Ichigo Ichie: Memorable Rituals and Exclusivity

Ichigo Ichie: Memorable Rituals and Exclusivity

How The Ryokan Guide evaluates the singular, unrepeatable quality of each stay

The Ryokan Guide Editorial

Ichigo ichie is a phrase born from the Japanese tea ceremony, attributed to the sixteenth-century tea master Ii Naosuke. The four characters translate literally as "one time, one meeting." The meaning is both simple and bottomless: every encounter is unique, will never recur in precisely this form, and therefore deserves the fullest possible attention and care.

In the tea ceremony, ichigo ichie is not a metaphor. It is a literal description of what occurs. The host prepares for weeks. The guests arrive. The tea is shared. That particular combination of people, light, weather, mood, and season will never exist again.

Late afternoon sunlight casting tree shadows across the warm wooden facade of a ryokan
Afternoon light paints the ryokan wall with the fleeting silhouette of a garden tree — ichigo ichie, this moment, never repeated.

The ichigo ichie criterion evaluates four dimensions that together produce the sensation of singularity: ritual, exclusivity, curation, and memory. Ritual means structured moments that carry emotional weight — the arrival ceremony, the kaiseki dinner presented as narrative, the bath approached as contemplative practice, the farewell with its final bow.

Exclusivity refers not to price but to the sense of privileged access. A private dining room rather than a communal hall. A bath reserved for your exclusive use. A nakai-san assigned solely to your room. Small room counts contribute significantly — a ryokan with six rooms offers a level of personal attention that a fifty-room establishment cannot match.

The purpose of the ryokan is not to provide an experience you can repeat. It is to provide an experience so vivid, so specific, and so complete that repetition becomes beside the point.

Consider a stay at a small mountain ryokan with only five rooms. The okami walks you not to your room but to the garden first, pausing beneath a maple whose leaves have just begun to turn. "This week is the best week," she says, with the quiet authority of someone who has watched this tree for thirty autumns. "By next Tuesday, it will be different."

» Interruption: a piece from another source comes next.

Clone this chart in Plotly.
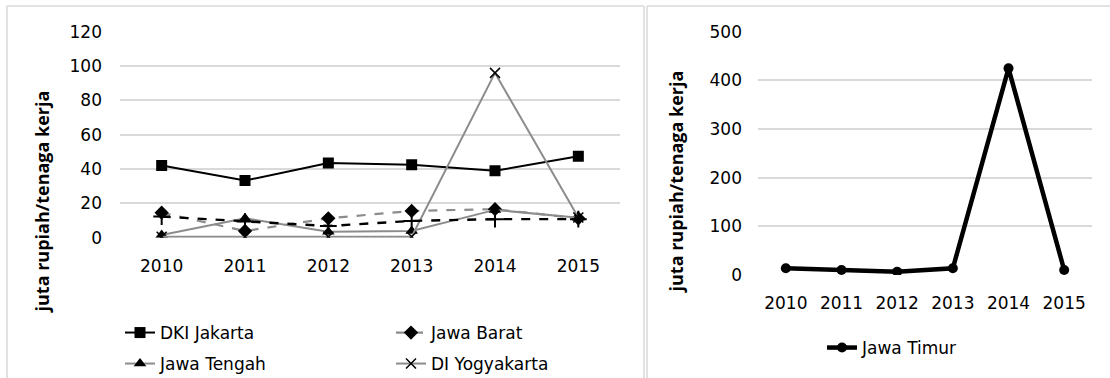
import plotly.graph_objects as go

years = ["2010", "2011", "2012", "2013", "2014", "2015"]

dki_jakarta = [42.1, 33.3, 43.5, 42.5, 39.0, 47.4]
jawa_barat = [14.6, 3.9, 11.3, 15.6, 16.6, 11.3]
jawa_tengah = [1.6, 11.3, 3.5, 3.9, 16.2, 11.6]
di_yogyakarta = [0.6, 0.6, 0.6, 0.6, 96.0, 11.8]
banten = [12.3, 9.4, 6.8, 9.8, 10.8, 10.8]
jawa_timur = [13.7, 10.3, 6.8, 13.7, 424.7, 10.3]

left_ticks = [0, 20, 40, 60, 80, 100, 120]
right_ticks = [0, 100, 200, 300, 400, 500]

W, H = 1110, 378
FONT = "DejaVu Sans"
TITLE_FONT = "Open Sans"
BLACK = "#000000"
GREY = "#8c8c8c"
GRID = "#d9d9d9"


def px_x(v):
    return v / W


def px_y(v):
    return 1 - v / H


fig = go.Figure()

# left panel series
fig.add_trace(go.Scatter(
    x=years, y=dki_jakarta, name="DKI Jakarta", mode="lines+markers",
    line=dict(color=BLACK, width=2),
    marker=dict(symbol="square", size=11, color=BLACK),
    xaxis="x", yaxis="y", legend="legend"))
fig.add_trace(go.Scatter(
    x=years, y=jawa_barat, name="Jawa Barat", mode="lines+markers",
    line=dict(color=GREY, width=2.2, dash="dash"),
    marker=dict(symbol="diamond", size=11, color=BLACK),
    xaxis="x", yaxis="y", legend="legend"))
fig.add_trace(go.Scatter(
    x=years, y=jawa_tengah, name="Jawa Tengah", mode="lines+markers",
    line=dict(color=GREY, width=2),
    marker=dict(symbol="triangle-up", size=11, color=BLACK),
    xaxis="x", yaxis="y", legend="legend2"))
fig.add_trace(go.Scatter(
    x=years, y=di_yogyakarta, name="DI Yogyakarta", mode="lines+markers",
    line=dict(color=GREY, width=2),
    marker=dict(symbol="x-thin-open", size=10, color=BLACK,
                line=dict(color=BLACK, width=1.5)),
    xaxis="x", yaxis="y", legend="legend2"))
fig.add_trace(go.Scatter(
    x=years, y=banten, name="Banten", mode="lines+markers",
    line=dict(color=BLACK, width=2.4, dash="dash"),
    marker=dict(symbol="cross-thin-open", size=12, color=BLACK,
                line=dict(color=BLACK, width=2)),
    xaxis="x", yaxis="y", showlegend=False))

# right panel series
fig.add_trace(go.Scatter(
    x=years, y=jawa_timur, name="Jawa Timur", mode="lines+markers",
    line=dict(color=BLACK, width=4.5),
    marker=dict(symbol="circle", size=10, color=BLACK),
    xaxis="x2", yaxis="y2", legend="legend3"))

axis_font = dict(family=FONT, size=17, color="#000000")

common_x = dict(type="category", range=[-0.5, 5.5], showgrid=False,
                showline=False, zeroline=False, ticks="",
                tickfont=axis_font, fixedrange=True)
common_y = dict(showgrid=True, gridcolor=GRID, gridwidth=1.5,
                zeroline=False, showline=False, ticks="",
                tickfont=axis_font, fixedrange=True)

legend_common = dict(orientation="h", font=dict(family=FONT, size=17, color="#000000"),
                     bgcolor="rgba(0,0,0,0)", xanchor="left", yanchor="middle",
                     entrywidth=226, entrywidthmode="pixels", tracegroupgap=0)

fig.update_layout(
    width=W, height=H,
    margin=dict(l=0, r=0, t=0, b=0, autoexpand=False),
    paper_bgcolor="white", plot_bgcolor="white",
    font=dict(family=FONT, color="#000000"),
    xaxis=dict(common_x, domain=[px_x(120), px_x(620)], anchor="y",
               ticklabelstandoff=16),
    yaxis=dict(common_y, domain=[px_y(237.7), px_y(31.7)], anchor="x",
               range=[0, 120], tickvals=left_ticks, ticklabelstandoff=17),
    xaxis2=dict(common_x, domain=[px_x(758), px_x(1092)], anchor="y2",
                ticklabelstandoff=16),
    yaxis2=dict(common_y, domain=[px_y(275), px_y(31.7)], anchor="x2",
                range=[0, 500], tickvals=right_ticks, ticklabelstandoff=15),
    legend=dict(legend_common, x=px_x(120), y=px_y(333)),
    legend2=dict(legend_common, x=px_x(120), y=px_y(364)),
    legend3=dict(legend_common, x=px_x(822), y=px_y(348)),
    showlegend=True,
)

# rotated axis titles
for cx, cy in [(41.5, 202), (675, 182.5)]:
    fig.add_annotation(
        text="<b>juta rupiah/tenaga kerja</b>", textangle=-90,
        x=px_x(cx), y=px_y(cy), xref="paper", yref="paper",
        xanchor="center", yanchor="middle", showarrow=False,
        font=dict(family=TITLE_FONT, size=18, color="#000000"))

# chart frames
frame = dict(type="line", xref="paper", yref="paper",
             line=dict(color="#d9d9d9", width=1.5))
fig.add_shape(frame, x0=px_x(7), x1=px_x(644), y0=px_y(6), y1=px_y(6))
fig.add_shape(frame, x0=px_x(647), x1=1, y0=px_y(6), y1=px_y(6))
fig.add_shape(frame, x0=px_x(7), x1=px_x(7), y0=px_y(6), y1=0)
fig.add_shape(frame, x0=px_x(644), x1=px_x(644), y0=px_y(6), y1=0)
fig.add_shape(frame, x0=px_x(647), x1=px_x(647), y0=px_y(6), y1=0)

fig.write_html("out.html", config=dict(displayModeBar=False))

At dinner, the chef has altered the dessert course because a local farmer brought late-season figs that morning — too extraordinary not to use. The nakai-san tells you the farmer's name. This fig, from this tree, on this day: you will not taste it again.

After dinner, the rotenburo has been reserved for your private use. Two lanterns sit on the stone ledge, their flames reflected in the still water. A small tray holds sake from a local brewery. The sky is clear and the stars are extraordinary. No one else is there.

The following morning, the okami presents a small, wrapped package: a hand-turned wooden cup made by an artisan in the next village, selected for you. "For your morning tea at home," she says. It is not a souvenir. It is a physical remnant of a singular encounter.

The Tea Master's Teaching

Sen no Rikyu taught that the host should prepare for each tea gathering as if it were the only gathering that would ever occur. This consciousness of singularity — not melancholy but a discipline of attention — migrated from the tea room into the ryokan tradition, shaping how the finest inns receive every guest.

If you can close your eyes, years later, and see the exact pattern of moonlight on the garden stones, hear the water flowing into the stone basin, and feel the weight of the tea bowl in your hands — the ichigo ichie was extraordinary.